I’m working on building a random forest and I am getting really terrible results. I tried to just follow the lesson1 steps, but my data is giving me a -0.14 r^2. My question is what are the next steps at that point? Is it back to the drawing board or is there something I can do still? One thing I’m thinking is I might be able to do some sort of oversampling since I have 3.5% of my data equal to 1 and the rest is 0. Does that seem like a good next step with this terrible of a starting r^2? Or should I be looking at my data quality and make sure I am at least getting a decent r^2 out of the gate before trying to do anything extra?
Any advice on this would be much appreciated. Here is what my numbers look like:
m = RandomForestRegressor(n_jobs=-1) m.fit(X_trn, y_trn) print_score(m)
[0.08436980063282429, 0.192801180918272, 0.7956208204063915, -0.14288877498635988]

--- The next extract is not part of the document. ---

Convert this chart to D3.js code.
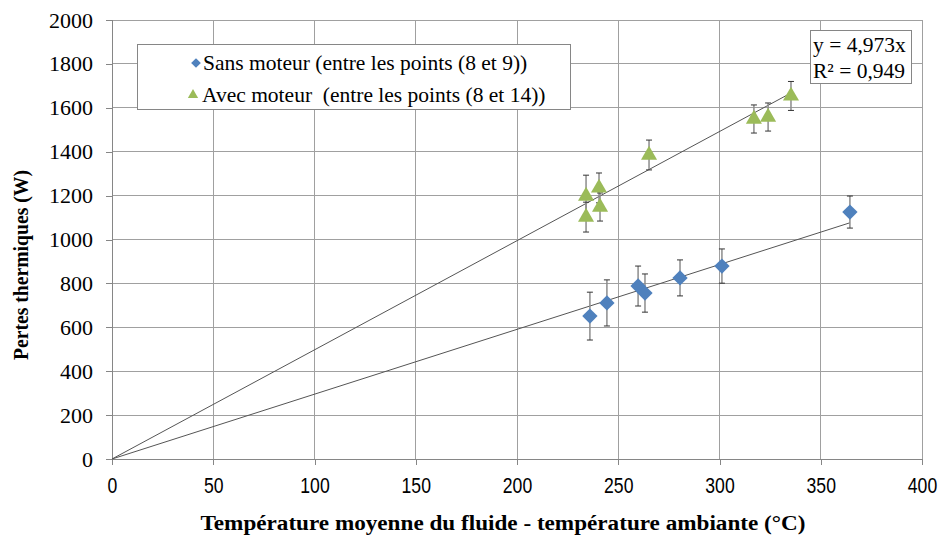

After looking into this further, I think the problem is with how r^2 is calculated compared to what I actually care about. Only 3.5% of my values are 1 so when I look at the predictions, I see a lot of Actual = 1 Predicted = 0.1.
This leads me to believe I should try to oversample to put the number of 1s up to 50% and then adjust that threshold later when I’m trying to decide what actually counts as a “1”.
On the bright side, I am getting a great r^2 for the RandomForestClassifier, but unfortunately the reason it’s good is because it is predicting almost all of them as 0.